Detectability of dark matter density distribution via gravitational waves from binary black holes in the Galactic center

TL;DR

This study explores how dark matter density profiles around binary black holes in the Galactic Center influence gravitational wave signals, proposing that future detectors could identify these effects to constrain dark matter distributions.

Contribution

It systematically analyzes the impact of different dark matter profiles and spikes on gravitational wave signals from binary black holes, highlighting detectable signatures for specific dark matter configurations.

Findings

Detectable GW deviations occur mainly for gNFW profile with γ=2.

Dark matter spikes amplify gravitational wave signatures.

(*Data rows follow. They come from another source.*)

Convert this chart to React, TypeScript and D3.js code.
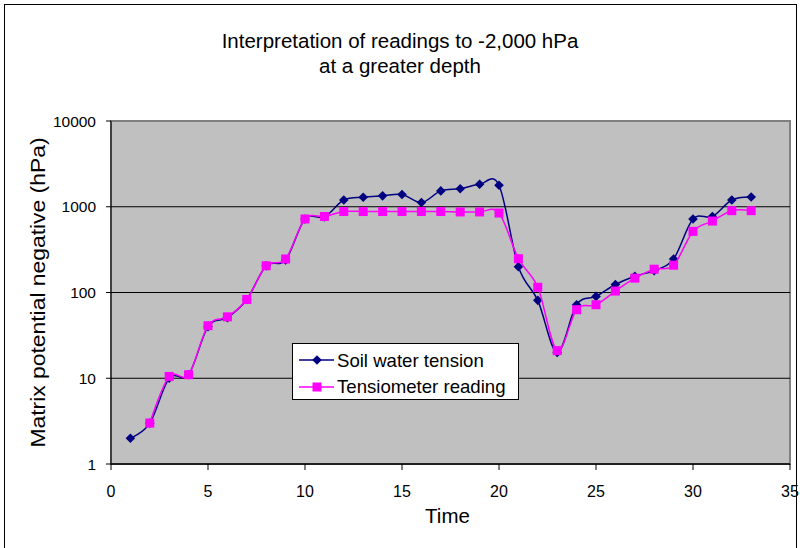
import React from "react";
import * as d3 from "d3";

const titleLines = ["Interpretation of readings to -2,000 hPa", "at a greater depth"];
const xTitle = "Time";
const yTitle = "Matrix potential negative (hPa)";
const seriesNames = ["Soil water tension", "Tensiometer reading"];

const soilX = [1, 2, 3, 4, 5, 6, 7, 8, 9, 10, 11, 12, 13, 14, 15, 16, 17, 18, 19, 20, 21, 22, 23, 24, 25, 26, 27, 28, 29, 30, 31, 32, 33];
const soilY = [2, 3, 10, 11, 40, 51, 83, 205, 240, 720, 760, 1200, 1290, 1340, 1390, 1120, 1530, 1620, 1830, 1780, 200, 81, 20, 72, 90, 124, 155, 180, 246, 720, 770, 1200, 1300];

const tensX = [2, 3, 4, 5, 6, 7, 8, 9, 10, 11, 12, 13, 14, 15, 16, 17, 18, 19, 20, 21, 22, 23, 24, 25, 26, 27, 28, 29, 30, 31, 32, 33];
const tensY = [3, 10.5, 11, 41, 52, 83, 205, 246, 720, 770, 880, 880, 880, 880, 880, 880, 870, 870, 845, 248, 115, 21, 63, 72, 104, 147, 187, 208, 516, 681, 900, 900];

const xTicks = [0, 5, 10, 15, 20, 25, 30, 35];
const yTicks = [1, 10, 100, 1000, 10000];
const gridValues = [10, 100, 1000];

const W = 800;
const H = 548;
const plot = { left: 111, right: 790, top: 121, bottom: 464 };
const FONT = "Liberation Sans, Arial, sans-serif";
const NAVY = "#000080";
const MAGENTA = "#FF00FF";

export default function App() {
  const x = d3.scaleLinear().domain([0, 35]).range([plot.left, plot.right]);
  const y = d3.scaleLog().domain([1, 10000]).range([plot.bottom, plot.top]);

  const line = d3
    .line<[number, number]>()
    .x((d) => x(d[0]))
    .y((d) => y(d[1]))
    .curve(d3.curveCatmullRom.alpha(0));

  const soil: [number, number][] = soilX.map((v, i) => [v, soilY[i]]);
  const tens: [number, number][] = tensX.map((v, i) => [v, tensY[i]]);

  const diamond = (cx: number, cy: number, r: number) =>
    `M${cx},${cy - r}L${cx + r},${cy}L${cx},${cy + r}L${cx - r},${cy}Z`;

  const lg = { x: 292, y: 343, w: 226, h: 56 };

  return (
    <div style={{ position: "fixed", left: 0, top: 0 }}>
      <svg width={W} height={H} style={{ display: "block", background: "#fff" }}>
        <rect x={4.5} y={4.5} width={792} height={H + 10} fill="#fff" stroke="#000" strokeWidth={1} />
        {titleLines.map((t, i) => (
          <text key={i} x={400} y={48 + i * 25} textAnchor="middle" fontFamily={FONT} fontSize={20.5} fill="#000">
            {t}
          </text>
        ))}
        <rect
          x={plot.left}
          y={plot.top}
          width={plot.right - plot.left}
          height={plot.bottom - plot.top}
          fill="#C0C0C0"
          stroke="#808080"
          strokeWidth={2}
        />
        {gridValues.map((g) => (
          <line key={g} x1={plot.left} x2={plot.right} y1={y(g)} y2={y(g)} stroke="#000" strokeWidth={1} />
        ))}
        {/* axes */}
        <line x1={plot.left} x2={plot.left} y1={plot.top} y2={plot.bottom} stroke="#000" strokeWidth={1} />
        <line x1={plot.left} x2={plot.right} y1={plot.bottom} y2={plot.bottom} stroke="#000" strokeWidth={1.5} />
        {yTicks.map((t) => (
          <g key={t}>
            <line x1={plot.left - 5} x2={plot.left} y1={y(t)} y2={y(t)} stroke="#000" />
            <text x={plot.left - 15} y={y(t) + 5.5} textAnchor="end" fontFamily={FONT} fontSize={15.5} fill="#000">
              {String(t)}
            </text>
          </g>
        ))}
        {xTicks.map((t) => (
          <g key={t}>
            <line x1={x(t)} x2={x(t)} y1={plot.bottom} y2={plot.bottom + 6} stroke="#000" />
            <text x={x(t)} y={plot.bottom + 33} textAnchor="middle" fontFamily={FONT} fontSize={16} fill="#000">
              {String(t)}
            </text>
          </g>
        ))}
        <text x={(plot.left + plot.right) / 2 - 3} y={523} textAnchor="middle" fontFamily={FONT} fontSize={20.5} fill="#000">
          {xTitle}
        </text>
        <text
          transform={`translate(45, ${(plot.top + plot.bottom) / 2}) rotate(-90)`}
          textAnchor="middle"
          fontFamily={FONT}
          fontSize={21}
          textLength={310}
          lengthAdjust="spacingAndGlyphs"
          fill="#000"
        >
          {yTitle}
        </text>
        {/* series */}
        <path d={line(soil) ?? ""} fill="none" stroke={NAVY} strokeWidth={1.5} />
        {soil.map((d, i) => (
          <path key={i} d={diamond(x(d[0]), y(d[1]), 4.8)} fill={NAVY} />
        ))}
        <path d={line(tens) ?? ""} fill="none" stroke={MAGENTA} strokeWidth={1.5} />
        {tens.map((d, i) => (
          <rect key={i} x={x(d[0]) - 4.5} y={y(d[1]) - 4.5} width={9} height={9} fill={MAGENTA} />
        ))}
        {/* legend */}
        <rect x={lg.x + 0.5} y={lg.y + 0.5} width={lg.w} height={lg.h} fill="#fff" stroke="#000" strokeWidth={1} />
        <line x1={299} x2={334} y1={360} y2={360} stroke={NAVY} strokeWidth={1.5} />
        <path d={diamond(317, 360, 4.8)} fill={NAVY} />
        <text x={337} y={366.5} fontFamily={FONT} fontSize={18.6} fill="#000">
          {seriesNames[0]}
        </text>
        <line x1={299} x2={334} y1={387} y2={387} stroke={MAGENTA} strokeWidth={1.5} />
        <rect x={312.5} y={382.5} width={9} height={9} fill={MAGENTA} />
        <text x={337} y={393} fontFamily={FONT} fontSize={18.6} fill="#000">
          {seriesNames[1]}
        </text>
      </svg>
    </div>
  );
}
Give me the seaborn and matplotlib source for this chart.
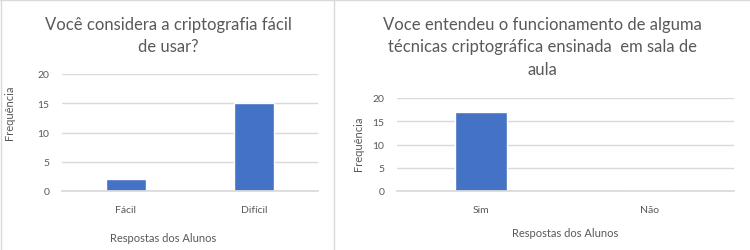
import matplotlib
matplotlib.use("Agg")
import matplotlib.pyplot as plt
import seaborn as sns
import pandas as pd
from matplotlib.lines import Line2D

# Data
cats_left = ["Fácil", "Difícil"]
vals_left = [2, 15]
cats_right = ["Sim", "Não"]
vals_right = [17, 0]

title_left = "Você considera a criptografia fácil\nde usar?"
title_right = "Voce entendeu o funcionamento de alguma\ntécnicas criptográfica ensinada  em sala de\naula"

BAR = "#4472C4"
TXT = "#595959"
GRID = "#D9D9D9"

sns.set_theme(style="white")
plt.rcParams["font.family"] = ["Lato", "DejaVu Sans"]

W, H = 750, 251
fig = plt.figure(figsize=(W / 100, H / 100), dpi=100)


def px(x0, y_top, w, h):
    # pixel box -> figure fraction
    return [x0 / W, (H - y_top - h) / H, w / W, h / H]


def draw(ax, cats, vals, xlabel_xy, ylabel_xy):
    df = pd.DataFrame({"cat": cats, "val": vals})
    sns.barplot(data=df, x="cat", y="val", hue="cat", palette=[BAR, BAR],
                width=0.31, legend=False, ax=ax, saturation=1)
    ax.set_ylim(0, 20)
    ax.set_yticks([0, 5, 10, 15, 20])
    ax.yaxis.grid(True, color=GRID, lw=1)
    ax.set_axisbelow(True)
    for s in ["top", "right", "left"]:
        ax.spines[s].set_visible(False)
    ax.spines["bottom"].set_color(GRID)
    ax.tick_params(axis="both", length=0, labelsize=7.5, colors=TXT)
    ax.tick_params(axis="x", pad=10)
    ax.tick_params(axis="y", pad=9)
    ax.set_xlabel("Respostas dos Alunos", fontsize=8, color=TXT)
    ax.set_ylabel("Frequência", fontsize=8, color=TXT)
    ax.xaxis.set_label_coords(*xlabel_xy)
    ax.yaxis.set_label_coords(*ylabel_xy)


ax1 = fig.add_axes(px(62, 75, 256, 117))
draw(ax1, cats_left, vals_left, (0.395, -0.35), (-0.184, 0.675))

ax2 = fig.add_axes(px(397, 99, 337, 93))
draw(ax2, cats_right, vals_right, (0.5, -0.39), (-0.098, 0.516))

fig.text(168 / W, 1 - 17 / H, title_left, ha="center", va="top",
         fontsize=12, color=TXT, linespacing=1.5)
fig.text(542 / W, 1 - 17 / H, title_right, ha="center", va="top",
         fontsize=12, color=TXT, linespacing=1.5)

# panel borders
fig.add_artist(Line2D([1 / W, 1 / W], [0, 1], color=GRID, lw=1, transform=fig.transFigure))
fig.add_artist(Line2D([334 / W, 334 / W], [0, 1], color=GRID, lw=1, transform=fig.transFigure))
fig.add_artist(Line2D([0, 1], [1 - 1 / H, 1 - 1 / H], color=GRID, lw=1, transform=fig.transFigure))

fig.savefig("out.png", dpi=100, facecolor="white")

Simulated data from SKA can constrain dark matter density profiles.

Abstract

The fundamental nature of dark matter (DM) remains unknown, with significant uncertainties in its density profile. DM environments surrounding massive binary black holes (BBHs) modify their orbital dynamics, thereby altering gravitational wave (GW) emissions. For BBH systems at the Galactic Center, dynamical friction induced by DM spikes could produce detectable deviations in GW spectra, potentially observable by future space-based detectors. To address the uncertainties in the Galactic Center's DM profile, we systematically examine two scenarios: the generalized Navarro-Frenk-White (gNFW) profile and its post-spike modification. We investigate the evolutionary effects of DM dynamical friction and accretion on the eccentricity and semi-latus rectum of secondary black holes (BHs) in elliptical orbits. By constructing orbital models with varying initial eccentricities across the mass-semi-latus rectum parameter space and utilizing 30 years of simulated pulsar timing array data from the Square Kilometer Array (SKA), we identify detectable parameter regimes of DM effects and employ these GW observational signatures to constrain different DM density profiles. Our analysis reveals that among gNFW profiles ($\gamma=2,1.5,1,0.5$), only $\gamma=2$ produces significant detectable signatures. The formation of DM spikes further enhances these observable waveform deviations for all gNFW slopes.